Formerly, the joust concerning the date of the chickenscratch and the first intimation of chops to petitioner took place toward the end of trial. But necessity is the mother of cliché. Confronted with the syndicated conservation easement tsunami, and witnessing the short-Circuiting of IRS’ carefully-constructed “highly contestable readings of what it means to be perpetual,” IRS pulled the hysteron proteron.
IRS moves for partial summary J that the Boss Hossery is A-OK.

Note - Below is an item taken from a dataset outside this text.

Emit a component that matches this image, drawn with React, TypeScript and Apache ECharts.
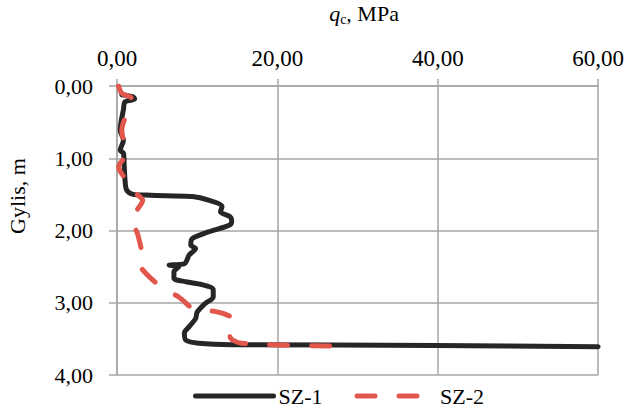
import React, { useEffect, useRef } from "react";
import * as echarts from "echarts";

const sz1Depth = [0.12, 0.15, 0.18, 0.22, 0.33, 0.5, 0.61, 0.75, 0.89, 0.93, 1.1, 1.3, 1.44, 1.5, 1.51, 1.52, 1.53, 1.58, 1.67, 1.74, 1.81, 1.86, 1.92, 2.02, 2.11, 2.2, 2.25, 2.34, 2.46, 2.48, 2.5, 2.57, 2.66, 2.71, 2.75, 2.82, 2.92, 3.01, 3.13, 3.22, 3.33, 3.42, 3.52, 3.56, 3.58, 3.59, 3.61];
const sz1Qc = [0.6, 2.0, 2.2, 1.0, 0.8, 0.5, 0.4, 0.8, 0.4, 0.8, 0.9, 1.0, 1.2, 2.0, 3.6, 6.1, 9.4, 11.4, 13.1, 12.9, 14.1, 14.3, 14.1, 11.4, 9.4, 9.2, 9.8, 9.0, 8.4, 6.5, 7.7, 7.1, 7.1, 8.6, 10.6, 12.0, 12.0, 11.0, 10.0, 9.8, 9.0, 8.4, 8.6, 10.2, 14.3, 39.7, 60];

const sz2Depth = [0.0, 0.1, 0.17, 0.25, 0.38, 0.61, 0.8, 0.93, 1.12, 1.25, 1.39, 1.5, 1.58, 1.7, 1.83, 2.06, 2.41, 2.46, 2.57, 2.8, 2.92, 3.1, 3.12, 3.2, 3.3, 3.47, 3.56, 3.6];
const sz2Qc = [0.2, 0.6, 1.8, 1.6, 1.2, 0.6, 0.9, 1.2, 0.2, 0.8, 1.6, 2.5, 3.2, 2.6, 1.8, 2.6, 3.2, 2.8, 3.4, 5.7, 7.7, 9.8, 12.2, 14.3, 14.7, 14.1, 15.5, 29.3];

const seriesNames = ["SZ-1", "SZ-2"];
const xTicks = [0, 20, 40, 60];
const yTicks = [0, 1, 2, 3, 4];

const FONT = "'Liberation Serif', 'Times New Roman', 'DejaVu Serif', serif";
const fmt = (v: number) => v.toFixed(2).replace(".", ",");

export default function App() {
  const ref = useRef<HTMLDivElement>(null);
  useEffect(() => {
    if (!ref.current) return;
    const chart = echarts.init(ref.current, null, { renderer: "svg" });
    const gridColor = "#a6a6a6";
    chart.setOption({
      animation: false,
      textStyle: { fontFamily: FONT },
      grid: { left: 117, right: 22, top: 86, bottom: 39, containLabel: false },
      graphic: [
        {
          type: "text",
          x: 364,
          y: 26,
          style: {
            text: "{q|q}{c|c}{t|, MPa}",
            textAlign: "center",
            textVerticalAlign: "bottom",
            rich: {
              q: { fontFamily: FONT, fontSize: 22, fontStyle: "italic", fill: "#000" },
              c: { fontFamily: FONT, fontSize: 14, fill: "#000", padding: [12, 0, 0, 0] },
              t: { fontFamily: FONT, fontSize: 22, fill: "#000" },
            },
          },
        },
        {
          type: "text",
          x: 17,
          y: 196,
          rotation: Math.PI / 2,
          style: {
            text: "Gylis, m",
            textAlign: "center",
            textVerticalAlign: "middle",
            fontFamily: FONT,
            fontSize: 22,
            fill: "#000",
          },
        },
      ],
      legend: {
        left: 188,
        bottom: 2,
        itemWidth: 78,
        itemHeight: 10,
        itemGap: 32,
        data: seriesNames,
        itemStyle: { opacity: 0 },
        lineStyle: { width: 5, cap: "round" },
        textStyle: { fontFamily: FONT, fontSize: 22, color: "#000" },
      },
      xAxis: {
        type: "value",
        position: "top",
        min: xTicks[0],
        max: xTicks[xTicks.length - 1],
        interval: 20,
        axisLine: { show: true, lineStyle: { color: gridColor, width: 1.5 } },
        axisTick: { show: true, inside: false, length: 7, lineStyle: { color: gridColor, width: 1.5 } },
        splitLine: { show: true, lineStyle: { color: gridColor, width: 1.5 } },
        axisLabel: { formatter: fmt, fontFamily: FONT, fontSize: 23, color: "#000", margin: 16 },
      },
      yAxis: {
        type: "value",
        inverse: true,
        min: yTicks[0],
        max: yTicks[yTicks.length - 1],
        interval: 1,
        axisLine: { show: true, lineStyle: { color: gridColor, width: 1.5 } },
        axisTick: { show: true, inside: false, length: 8, lineStyle: { color: gridColor, width: 1.5 } },
        splitLine: { show: true, lineStyle: { color: gridColor, width: 1.5 } },
        axisLabel: { formatter: fmt, fontFamily: FONT, fontSize: 22, color: "#000", margin: 24 },
      },
      series: [
        {
          name: seriesNames[0],
          type: "line",
          symbol: "none",
          smooth: 0.3,
          color: "#262626",
          lineStyle: { color: "#262626", width: 5, cap: "round", join: "round" },
          data: sz1Depth.map((d, i) => [sz1Qc[i], d]),
          z: 2,
        },
        {
          name: seriesNames[1],
          type: "line",
          symbol: "none",
          smooth: 0.3,
          color: "#e2574c",
          lineStyle: { color: "#e2574c", width: 5, type: [18, 24], cap: "round", join: "round" },
          data: sz2Depth.map((d, i) => [sz2Qc[i], d]),
          z: 3,
        },
      ],
    });
    return () => chart.dispose();
  }, []);
  return <div ref={ref} style={{ width: 627, height: 414, position: "absolute", left: 0, top: 0 }} />;
}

Rock Cliff Reserve, LLC, Five Rivers Conservation Group, LLC, Tax Matters Partner, et al., Docket No. 12482-20, filed 7/10/23, is part of a consolidated group facing “(1) a section 6662(h) gross valuation misstatement penalty; (2) a section 6662A accuracy-related penalty on understatements with respect to reportable transactions; (3) a section 6662(e) substantial valuation misstatement penalty; (4) a section 6662(d) substantial understatement penalty; and (5) a section 6662(c) negligence penalty. These penalties corresponded to the downwards adjustment of the amount of charitable contribution deductions claimed by petitioners.” Order, at p. 2.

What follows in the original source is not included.